Reference: 28/06/1990

Court: Chancery Division

Judge: Scott J

Date of judgment: 28 Jun 1990

Summary: Sports - horseracing - dope testing - disqualification - disciplinary tribunal - contract - owner claiming horse wrongly disqualified - damages


Instructing Solicitors: Pitman McCoy for the Plaintiff; Charles Russell for the Defendant


In the 1981 Champion Stakes the Aga Khan’s horse Vayrann finished first and the plaintiff’s horse finished second. A dope test on Vayrann found a metabolite of nandrolone, a prohibited drug under the Rules of Racing. A disciplinary enquiry held however that there had been no breach of the rules and did not disqualify Vayrann. The plaintiff claimed that the committee had misinterpreted the rules and claimed damages for breach of contract in the amount of the difference between the prize money for 1st and 2nd place. The Jockey Club disputed the plaintiff’s interpretation of the Rules, and contended that if there was a contract there had been no breach and/or no damage.

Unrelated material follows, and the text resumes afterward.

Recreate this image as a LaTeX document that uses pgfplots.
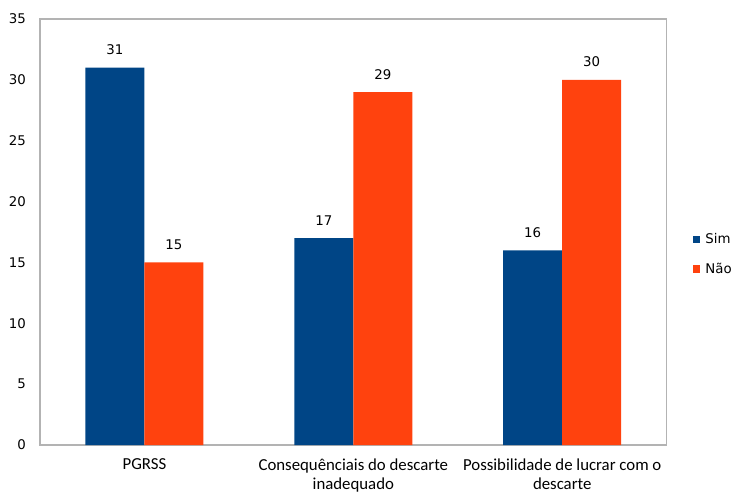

(1) What was the true construction of the first limb of the Rule in question (Rule 180(2))? (2) Had the committee wrongly failed to consider the second limb of the Rule? (3) What were the contractual obligations of the Jockey Club towards an owner in respect of a decision of the disciplinary committee?


Dismissing the claim:- (1) The plaintiff’s construction of the first limb of the Rule was rejected. The disciplinary committee had not misdirected itself. (2) Although there was substance in the plaintiff’s complaint that the committee should have considered the second part of Rule 180(2), it was not shown that this would have altered the outcome. (3) The plaintiff had advanced cogent arguments to the effect that a contract existed between the plaintiff and the Jockey Club, but the court was not persuaded that the terms of such a contract placed the Jockey Club under a contractual duty to every owner, trainer and jockey that each and every rule would be correctly applied according to its true construction. The obligation was to hold a fair and proper enquiry and to take reasonable steps to see that the Rules were applied. That duty was discharged. If there was a contract, there was no breach.


The important feature of this case is the ruling on the nature of the terms to be implied into the contract between owner and regulator. The court rejected the notion that the regulator impliedly guaranteed the correctness of decisions of its disciplinary body: “No judge would ever guarantee that he had reached the right result and I do not see why it should be implied that the Jockey Club had contractually bound itself that its disciplinary committee would do so.”